China, curiously, seems not to have minted silver coins. Ingots, measured by the tael, varied in size and purity. Smaller transactions might use silver snipped off an ingot. This meant there was a constant need to assay and weigh the silver, making it a clumsy medium of exchange. As a result, Spanish milled dollars progressively competed with and replaced the tael: standardized coinage facilitated commerce. Many examples of these coins can be seen today with Chinese chops or assay marks. The Spanish real was a currency rather than merely silver.
Not only had no other coinage the supply to meet demand, but now Spanish coins could also be largely accepted as they were.
The Manila galleon came to an end in 1815 with the advent of the Mexican War of Independence. But the currency lived on in the Mexican “eagle” dollar: prices in China were regularly quoted in “dollars mex.” A continued commitment to the purity of the coinage meant that Mexican coins traded at significant premiums to their value as bullion, as well as to other coins. U.S. traders had to purchase Mexican dollars at a premium to their value in gold. Such was the demand that the Mexican government was able to levy a significant tax on their export. As today, there was a financial benefit to the country producing the most widely accepted currency.
The Mexican dollar saw off several competitors, including a U.S. trade dollar and the first Hong Kong dollars. The Hong Kong Mint, established in 1866 to produce Hong Kong dollars on the Mexican model, closed down two years . The machinery passed through Jardine Matheson to the Japanese, who used it to mint yen coins in 1870.
Not So Different
The story of our globalized world, and its globalized financial markets, begins not, as conventional wisdom often has it, with the Industrial Revolution, the British Empire, or the Bretton Woods institutions that arose after the Second World War, but rather in the Pacific with la ruta de la plata.
If, as some speculate, the Chinese yuan ends up replacing its cousin the U.S. dollar as the world’s reserve currency, then—in some ways—nothing very much will have changed.

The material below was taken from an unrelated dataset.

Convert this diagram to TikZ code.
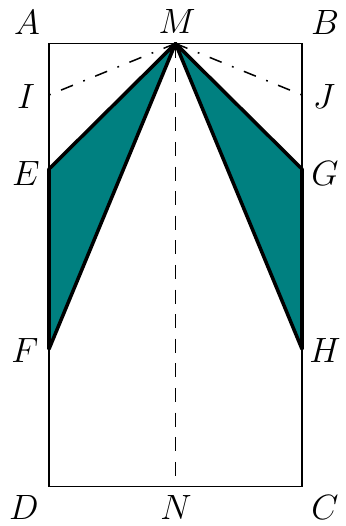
\RequirePackage{fix-cm}
\documentclass[tikz,border=0pt]{standalone}
\usepackage{tikz}
\usetikzlibrary{positioning}
\definecolor{foldTeal}{RGB}{0,128,128}

\begin{document}
\begin{tikzpicture}[x=0.03cm,y=-0.03cm,font=\fontsize{30}{36}\selectfont,
  pt/.style={inner sep=0pt},
  thinline/.style={line width=1.4pt},
  thickline/.style={line width=3pt,line join=round},
  midline/.style={line width=1.4pt,dash pattern=on 12pt off 9pt},
  foldline/.style={line width=1.3pt,dash pattern=on 11pt off 9.5pt on 1.5pt off 9.5pt}]
 \useasboundingbox (0,0) rectangle (346,526);
 % corners and points
 \coordinate (A) at (49,43.5);
 \coordinate (B) at (302,43.5);
 \coordinate (C) at (302,486.5);
 \coordinate (D) at (49,486.5);
 \coordinate (M) at (175.5,43.5);
 \coordinate (N) at (175.5,486.5);
 \coordinate (I) at (49,95);
 \coordinate (J) at (302,95);
 \coordinate (E) at (49,169);
 \coordinate (G) at (302,169);
 \coordinate (F) at (49,349);
 \coordinate (H) at (302,349);
 % folded parts
 \fill[foldTeal] (M) -- (E) -- (F) -- cycle;
 \fill[foldTeal] (M) -- (G) -- (H) -- cycle;
 \draw[thinline] (A) rectangle (C);
 \draw[midline] (M) -- (N);
 \draw[foldline] (M) -- (I);
 \draw[foldline] (M) -- (J);
 \draw[thickline] (M) -- (E) -- (F) -- cycle;
 \draw[thickline] (M) -- (G) -- (H) -- cycle;
 % labels
 \node[pt] (lA) at (27,22) {$A$};
 \node[pt] (lM) at (177,21) {$M$};
 \node[pt] (lB) at (325,22) {$B$};
 \node[pt] (lI) at (26,96) {$I$};
 \node[pt] (lJ) at (324,96) {$J$};
 \node[pt] (lE) at (26,173) {$E$};
 \node[pt] (lG) at (325,173) {$G$};
 \node[pt] (lF) at (25,350) {$F$};
 \node[pt] (lH) at (325,350) {$H$};
 \node[pt] (lD) at (24,507) {$D$};
 \node[pt] (lN) at (176,507) {$N$};
 \node[pt] (lC) at (325,507) {$C$};
\end{tikzpicture}
\end{document}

When, after a reign of some three centuries, the Spanish/Mexican dollar finally, and gradually, passed the baton of global acceptance, it was to the U.S. dollar. Since these were in effect the same coin, it was—at the time—perhaps more a matter of labeling than anything very fundamental. The U.S. dollar has remained largely unchallenged since; only now do some observers see a possible role for the renminbi.
Given the renminbi’s crawling peg with the U.S. dollar—not unlike the “peg” between the U.S. dollar and its Hispano-Mexican predecessor—this development may also be gradual and non-portentous for global trade. In light of the family relationship between the American and Chinese currencies, if, as some speculate, the Chinese yuan ends up replacing its cousin the U.S. dollar as the world’s reserve currency, then—in some ways—nothing very much will have changed.
Gordon, Peter, and Juan José Morales. The Silver Way: China, Spanish America and the Birth of Globalisation, 1565-1815. China: Penguin Books, 2017.